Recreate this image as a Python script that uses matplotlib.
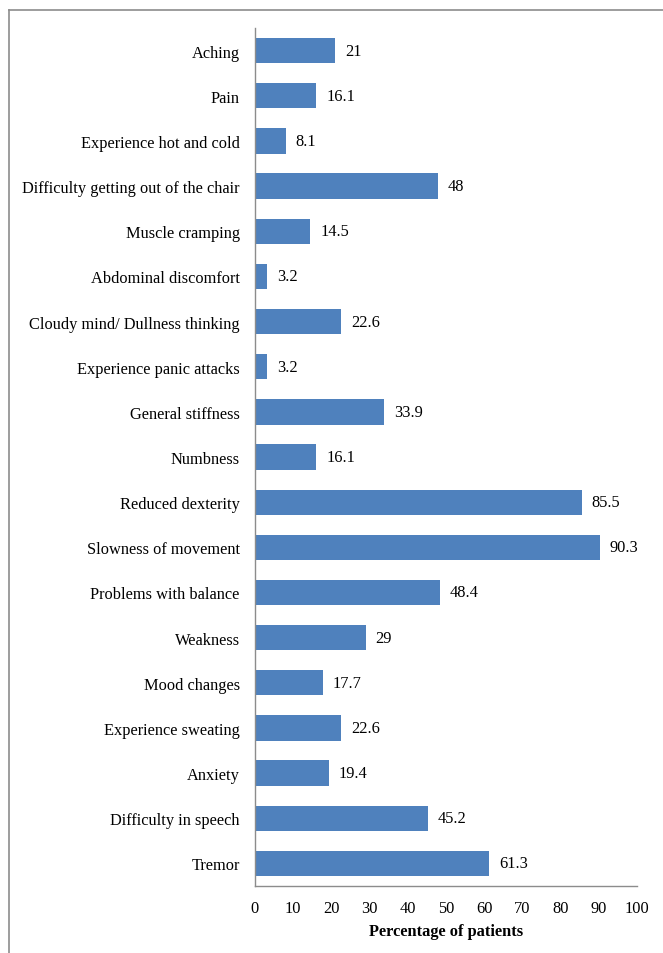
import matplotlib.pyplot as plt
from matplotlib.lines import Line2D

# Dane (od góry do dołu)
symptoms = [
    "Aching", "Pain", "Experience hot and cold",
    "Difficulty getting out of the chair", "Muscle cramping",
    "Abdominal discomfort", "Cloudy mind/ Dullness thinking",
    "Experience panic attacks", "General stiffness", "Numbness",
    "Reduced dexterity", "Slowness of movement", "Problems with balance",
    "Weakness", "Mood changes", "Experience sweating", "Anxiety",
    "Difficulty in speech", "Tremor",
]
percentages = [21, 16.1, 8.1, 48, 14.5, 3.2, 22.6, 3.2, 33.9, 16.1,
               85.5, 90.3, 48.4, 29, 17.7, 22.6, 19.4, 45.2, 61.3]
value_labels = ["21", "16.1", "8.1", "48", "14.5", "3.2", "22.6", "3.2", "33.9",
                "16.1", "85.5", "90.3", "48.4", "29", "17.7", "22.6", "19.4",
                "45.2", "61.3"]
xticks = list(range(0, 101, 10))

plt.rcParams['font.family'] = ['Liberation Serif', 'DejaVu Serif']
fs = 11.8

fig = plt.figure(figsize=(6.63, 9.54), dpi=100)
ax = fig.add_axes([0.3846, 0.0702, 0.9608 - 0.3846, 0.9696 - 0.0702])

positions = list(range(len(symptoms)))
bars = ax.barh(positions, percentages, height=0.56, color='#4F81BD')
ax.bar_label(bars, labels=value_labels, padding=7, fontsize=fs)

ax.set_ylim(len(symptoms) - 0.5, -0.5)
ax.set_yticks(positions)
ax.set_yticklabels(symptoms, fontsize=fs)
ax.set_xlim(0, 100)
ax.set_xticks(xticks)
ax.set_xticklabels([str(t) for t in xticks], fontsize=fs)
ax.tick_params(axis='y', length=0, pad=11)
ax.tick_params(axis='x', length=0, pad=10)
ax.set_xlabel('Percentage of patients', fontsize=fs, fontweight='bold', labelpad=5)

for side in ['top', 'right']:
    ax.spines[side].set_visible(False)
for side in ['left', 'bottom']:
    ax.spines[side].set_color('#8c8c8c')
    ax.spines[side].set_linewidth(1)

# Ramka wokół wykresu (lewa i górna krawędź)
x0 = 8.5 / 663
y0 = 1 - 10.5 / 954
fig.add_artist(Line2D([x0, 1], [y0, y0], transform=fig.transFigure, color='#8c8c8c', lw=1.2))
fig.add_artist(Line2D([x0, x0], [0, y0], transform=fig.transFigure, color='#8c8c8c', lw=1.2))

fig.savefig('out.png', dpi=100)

WORK TO BE COMPLETED: Output the material word for word, omitting its pictures.

SOLUTION TO THE EXERCISE:
Recreate this image as a Python script that uses matplotlib.
import matplotlib.pyplot as plt
from matplotlib.lines import Line2D

# Dane (od góry do dołu)
symptoms = [
    "Aching", "Pain", "Experience hot and cold",
    "Difficulty getting out of the chair", "Muscle cramping",
    "Abdominal discomfort", "Cloudy mind/ Dullness thinking",
    "Experience panic attacks", "General stiffness", "Numbness",
    "Reduced dexterity", "Slowness of movement", "Problems with balance",
    "Weakness", "Mood changes", "Experience sweating", "Anxiety",
    "Difficulty in speech", "Tremor",
]
percentages = [21, 16.1, 8.1, 48, 14.5, 3.2, 22.6, 3.2, 33.9, 16.1,
               85.5, 90.3, 48.4, 29, 17.7, 22.6, 19.4, 45.2, 61.3]
value_labels = ["21", "16.1", "8.1", "48", "14.5", "3.2", "22.6", "3.2", "33.9",
                "16.1", "85.5", "90.3", "48.4", "29", "17.7", "22.6", "19.4",
                "45.2", "61.3"]
xticks = list(range(0, 101, 10))

plt.rcParams['font.family'] = ['Liberation Serif', 'DejaVu Serif']
fs = 11.8

fig = plt.figure(figsize=(6.63, 9.54), dpi=100)
ax = fig.add_axes([0.3846, 0.0702, 0.9608 - 0.3846, 0.9696 - 0.0702])

positions = list(range(len(symptoms)))
bars = ax.barh(positions, percentages, height=0.56, color='#4F81BD')
ax.bar_label(bars, labels=value_labels, padding=7, fontsize=fs)

ax.set_ylim(len(symptoms) - 0.5, -0.5)
ax.set_yticks(positions)
ax.set_yticklabels(symptoms, fontsize=fs)
ax.set_xlim(0, 100)
ax.set_xticks(xticks)
ax.set_xticklabels([str(t) for t in xticks], fontsize=fs)
ax.tick_params(axis='y', length=0, pad=11)
ax.tick_params(axis='x', length=0, pad=10)
ax.set_xlabel('Percentage of patients', fontsize=fs, fontweight='bold', labelpad=5)

for side in ['top', 'right']:
    ax.spines[side].set_visible(False)
for side in ['left', 'bottom']:
    ax.spines[side].set_color('#8c8c8c')
    ax.spines[side].set_linewidth(1)

# Ramka wokół wykresu (lewa i górna krawędź)
x0 = 8.5 / 663
y0 = 1 - 10.5 / 954
fig.add_artist(Line2D([x0, 1], [y0, y0], transform=fig.transFigure, color='#8c8c8c', lw=1.2))
fig.add_artist(Line2D([x0, x0], [0, y0], transform=fig.transFigure, color='#8c8c8c', lw=1.2))

fig.savefig('out.png', dpi=100)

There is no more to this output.